そんなHump Backの曲の中で、ぜひ初めて聴く人にも楽しんでもらいたい、おすすめの曲を3曲紹介します。
星丘公園
冒頭から疾走感のあるロックサウンドで、グッと心がつかまれる曲です。
さらにセンチメンタルな雰囲気も併せ持っていることからも、せつない気持ちとあっさりした爽やかな気持ちが胸に迫ってきます。
歌詞の中で出てくる“僕”という表現が、さらに聴く人を魅了します。
少年の心を持った女子達にとって、心からカッコいいと思える音楽を、夢物語ではなく、現実的な部分に寄り添って共感してくれるところがこの“僕”という表現にはあると思います。
とにかくロックンロールを全力で歌っている曲なので、ロックンロール好きは必聴の一曲です。
拝啓、少年よ
この曲は私も落ち込んだ時や、悩んだ時にふと聴きたくなる曲です。
「夢はもう 見ないのかい?」という曲の入りにはいつもハッとさせられます。
「拝啓、少年よ」というタイトルでありながらも、大人に向けた歌詞となっています。今もし自分が満足する人生を生きられていないなら、今からでもやり直すことができる、と背中を押してくれる楽曲です。
また、曲のテンポもリズムもよく、前向きになれるリズムも歌詞とマッチしています。
林さんもこの曲について、「あの歌詞も、実は高校生くらいの時に書いていたのを今改めて歌ったもので。それに対して、今の自分たちが説得力を持たせてる感覚なんですよ。」と語っています。
若い頃に綴った彼女たちの応援歌は今もその軸はぶれないまま、輝いて歌っている今の彼女たちがさらに説得力を持たせてくれているような、そんな一曲です。
僕らは今日も車の中
この曲の歌詞には、まるで生活を切り取った情緒が組み込まれています。
もともとストレートな歌詞が彼女たちの魅力ではありますが、この曲の歌詞はさらに赤裸々に彼女たちの日常を描写しています。
この歌詞を書いた林さんは「ただの実話なんですよ。遠征帰りの車の中で寝ていたら、ドラムの美咲が「月が綺麗やから、見て!」って起こしてきたんですよ。
それをみんなで見て「綺麗やな!」って言って――生活をともにできて、全力で笑って、全力で泣くことを一緒にやれてる人がいる。
月を見ながら、その幸せをまさに感じられた瞬間やったんです。」と実体験をもとにしていることを語っています。
曲の最後の「こんなことを幸せと呼ぶのさ」という部分では、まさに忙しく日常を送る彼女たちの生活の中で見つけた「幸せ」を象徴しています。
何気ない自分の日常の中にも、「幸せ」って当たり前にあるのだということを気づかせてくれる一曲です。

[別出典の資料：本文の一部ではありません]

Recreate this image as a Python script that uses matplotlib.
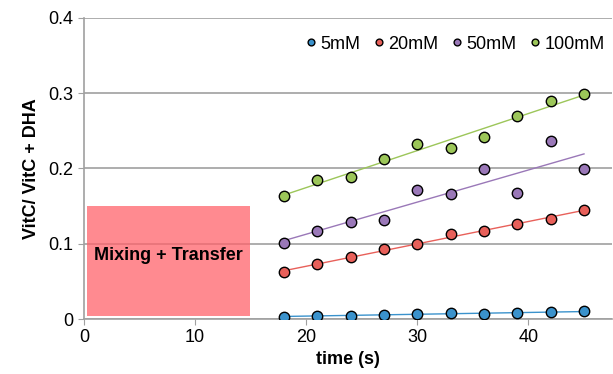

他にも魅力的な曲がたくさんあるので、ぜひ聴いてみてください!
まとめ
さまざまな困難を乗り越えて、紆余曲折しながら遅咲きの大輪を咲かせた彼女たちに、今後もますます期待しています!どんな曲が出ても、ストレートな自然体の歌詞で世の中の人々を魅了し続けるのだと思います。そんな、心に響く歌詞を歌っているだけではない、彼女たちの生き方や音楽への情熱をこれからも応援していきたいと思います。今後のライブ活動やフェスの参加などもチェックしてみてくださいね!